Of course, all of this academic anyway. There’s no way in hell anyone is listening to – or will listen to for long – music louder than 100dB. That the ZX300, which tops out at around 108-110dB of dynamic range, THD, and the rest, and is bested by the Onkyo DP-S1 is just bragging rights. And, measurements only really tell you how well a device can drive another device, or cleave to a test signal.
At the ear, the ZX300 is a meaty sounding DAP. In particular, it floats across every earphone I’ve heard an incredibly wide and deep stereo scape across the entire low frequency range. Perhaps because of this, texture detail, let alone yawning, powerful bass, are at the top of what I’ve heard at length from any manufacturer, at any price. It’s the sort of texture that brings digital music a good, and grippy analogue feel. I have no idea what that means except that it pricks right near my heart. It’s not liquid-sounding like the AK240, or as precisely detailed as the AK380, but it’s got this stage that wraps you deep within, and most of that on the deep end. If you’re all about highs, I think you’ll get along with the ZX300, but its high-frequency stage isn’t as shockingly detailed as either the DP-S1’s or the AK380’s. Its mids are as good as either one, but its detailed lows are really what this player is all about. And, the longer I own the ZX300, the more I’m about. Wow.

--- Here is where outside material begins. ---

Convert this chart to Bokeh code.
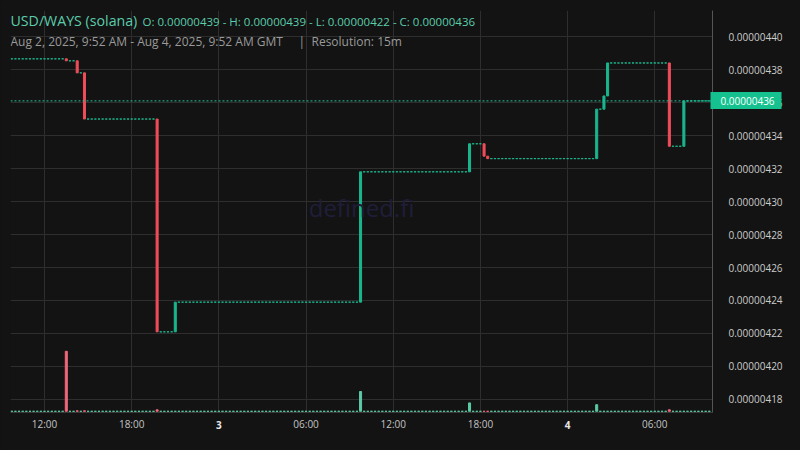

And, you can add EQs and other sound effects to your heart’s content. Because it drives earphones/headphones so damn well, and with good power, you can plug just about anything into them and it will sing.
I kind of wish that Sony lead with this rather than the WMZ1, but they didn’t, and while the ZX300 will move more units, its thunder is stilled by the copper top.
If you care for more and detailed measurements, head to this article, at ohm: RMAA Sony ZX300 24-bit.
A world in which Sony does not lead the middle and top end of the DAP market is thankfully a bitter past. Sony’s disappointing A-series Walkman are long gone. And so are fiddly controls whose sole capital is size. The ZX300 pulls its weight both stylistically and in use. With the singular proviso of audible hiss when combined with sensitive earphones, it sounds great. It looks great. It works great. Its screen is better than most of the competition at its price. It’s killer.